From Sicily's Castellammare Del Golfo, Paul and Benedetto Angelo first moved to upstate New York after arriving in the US and were closely allied with mob boss Stefano Magaddino and Joseph DiCarlo. The Palmeri brothers, who lived in Buffalo and Niagara Falls, also had associations with major Canadian mobsters such as Rocco Perri, the "Canadian Al Capone."



"Buffalo Bill" had died quite young of natural causes, while Paul eventually wound up in New Jersey, where he sparked up an old partnership with Willie Moretti.

But for now, excerpted from A Wiser Guy, is a short story about how Christmas can warm even the colder hearts of certain men who belonged to a secret society created hundreds of years ago and brought here by Italian immigrants who were sick and tired of finding all the good jobs already taken.

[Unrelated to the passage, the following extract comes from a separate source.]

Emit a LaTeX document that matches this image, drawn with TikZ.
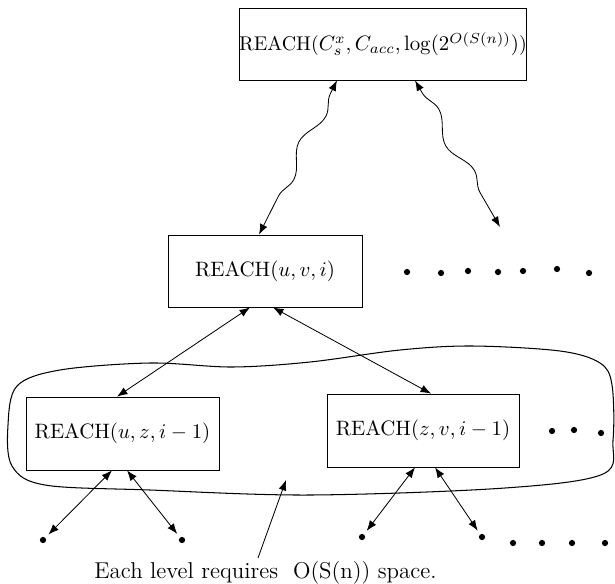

In the 1940s, the Palmeris moved to New Jersey, WW2 was on, and Uncle Ernie, well, was Ernie. But for all his faults, Uncle Ernie had a warm and caring side. For example, the time he was out Christmas shopping and got rear-ended. He was right in front of the fountain across from Marrocco’s Funeral Home. Ernie jumped out of his car, screaming, “What’s wrong with you? Where did you get your license?” The man driving was visibly shaken and while not injured, still struggled to get out of the car, with tears in his eyes. He said “I’m sorry.” “You should be, look at my car,” Ernie fumed. The man kept sobbing, “I just found out my son was killed in the war.” This hit Ernie where it really hurt. Now Ernie is apologizing sympathetically “I’m sorry,” he said. “Can I help you? Can I drive you someplace?” “Please, take my name and number. I will pay for your damages,” the man replied. “Don’t even think about it. Are you sure you’re OK?” Ernie’s compassion was sincere.